[proofplan]
The proof combines the [Monotone Approximation by Simple Functions](/theorems/1020), [Egorov's Theorem](/theorems/896), inner regularity of Borel regular measures, and the [Tietze-Urysohn Extension Theorem](/theorems/888). First, use the monotone approximation and Egorov's theorem to find a closed set $C \subset A$ on which $f$ is well-approximated uniformly by simple functions, hence continuous. Then apply Tietze-Urysohn to extend $f|_C$ to a continuous function $\bar{f}$ on all of $\mathbb{R}^n$, with $\mu(A \setminus C) < \varepsilon$.
[/proofplan]
[step:Reduce to non-negative bounded measurable functions]

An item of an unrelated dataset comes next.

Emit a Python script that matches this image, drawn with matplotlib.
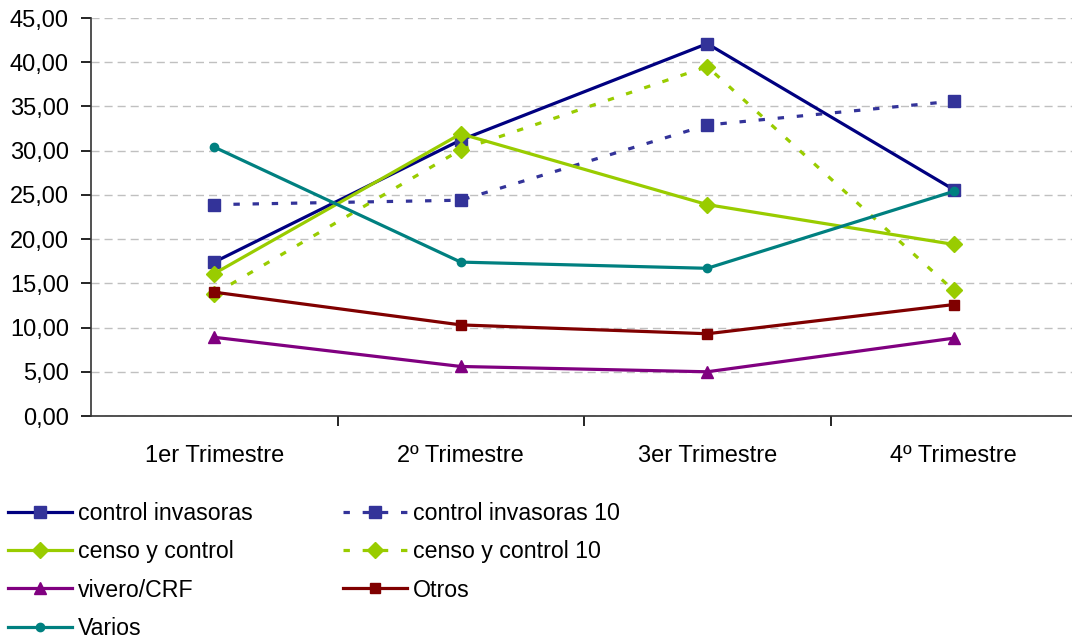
import matplotlib
matplotlib.use("Agg")
import matplotlib.pyplot as plt
from matplotlib.ticker import FuncFormatter, FixedLocator

plt.rcParams['font.family'] = ['Liberation Sans', 'DejaVu Sans']

trimestres = ['1er Trimestre', '2º Trimestre', '3er Trimestre', '4º Trimestre']

control_invasoras = [17.4, 31.2, 42.1, 25.6]
control_invasoras_10 = [23.9, 24.4, 32.9, 35.6]
censo_control = [16.1, 31.9, 23.9, 19.4]
censo_control_10 = [13.8, 30.1, 39.5, 14.2]
vivero_crf = [8.9, 5.6, 5.0, 8.8]
otros = [14.0, 10.3, 9.3, 12.6]
varios = [30.4, 17.4, 16.7, 25.4]

fig = plt.figure(figsize=(10.72, 6.39), dpi=100)
ax = fig.add_axes([91/1072, 1 - 416/639, 986/1072, 398/639])

x = range(len(trimestres))
dash = (0, (2, 4))

h1, = ax.plot(x, control_invasoras, color='#000080', lw=2.3, marker='s', ms=9,
              mfc='#333399', mec='#333399', label='control invasoras')
h2, = ax.plot(x, control_invasoras_10, color='#333399', lw=2.3, ls=dash, marker='s', ms=9,
              mfc='#333399', mec='#333399', label='control invasoras 10')
h3, = ax.plot(x, censo_control, color='#99CC00', lw=2.3, marker='D', ms=8,
              mfc='#99CC00', mec='#99CC00', label='censo y control')
h4, = ax.plot(x, censo_control_10, color='#99CC00', lw=2.3, ls=dash, marker='D', ms=8,
              mfc='#99CC00', mec='#99CC00', label='censo y control 10')
h5, = ax.plot(x, vivero_crf, color='#800080', lw=2.3, marker='^', ms=8,
              mfc='#800080', mec='#800080', label='vivero/CRF')
h6, = ax.plot(x, otros, color='#800000', lw=2.3, marker='s', ms=6.5,
              mfc='#800000', mec='#800000', label='Otros')
h7, = ax.plot(x, varios, color='#008080', lw=2.3, marker='o', ms=6,
              mfc='#008080', mec='#008080', label='Varios')

ax.set_xlim(-0.5, 3.5)
ax.set_ylim(0, 45)
ax.set_yticks(range(0, 46, 5))
ax.yaxis.set_major_formatter(FuncFormatter(lambda v, p: f'{v:.2f}'.replace('.', ',')))
ax.set_xticks(list(x))
ax.set_xticklabels(trimestres)
ax.xaxis.set_minor_locator(FixedLocator([0.5, 1.5, 2.5]))
ax.tick_params(axis='x', which='major', length=0, pad=21, labelsize=17)
ax.tick_params(axis='x', which='minor', length=7, direction='out', width=1.2)
ax.tick_params(axis='y', length=7, width=1.2, labelsize=17, pad=9)

ax.yaxis.grid(True, color='#c0c0c0', ls=(0, (5.8, 3.6)), lw=1)
ax.set_axisbelow(True)
for s in ['top', 'right']:
    ax.spines[s].set_visible(False)
for s in ['left', 'bottom']:
    ax.spines[s].set_linewidth(1.2)
    ax.spines[s].set_color('#333333')

handles = [h1, h3, h5, h7, h2, h4, h6]
fig.legend(handles=handles, labels=[h.get_label() for h in handles], ncol=2,
           loc='upper left', bbox_to_anchor=(8/1072, 1 - 502/639), frameon=False,
           fontsize=16.7, handlelength=2.75, handletextpad=0.26, labelspacing=0.66,
           columnspacing=3.9, borderaxespad=0, borderpad=0)

fig.savefig('out.png', dpi=100)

Write $f = f^+ - f^-$ where $f^+ := \max(f, 0)$ and $f^- := \max(-f, 0)$. By the [Algebraic Stability of Measurable Functions](/theorems/1018), both $f^+$ and $f^-$ are $\mu$-measurable and non-negative. If we establish the theorem for non-negative measurable functions, we can find continuous functions $\bar{f}^+$ and $\bar{f}^-$ with $\mu(\{x \in A : \bar{f}^+(x) \neq f^+(x)\}) < \varepsilon/2$ and $\mu(\{x \in A : \bar{f}^-(x) \neq f^-(x)\}) < \varepsilon/2$. Setting $\bar{f} := \bar{f}^+ - \bar{f}^-$ (continuous as the difference of continuous functions), the set $\{x \in A : \bar{f}(x) \neq f(x)\}$ is contained in $\{x \in A : \bar{f}^+(x) \neq f^+(x)\} \cup \{x \in A : \bar{f}^-(x) \neq f^-(x)\}$, which has $\mu$-measure less than $\varepsilon$.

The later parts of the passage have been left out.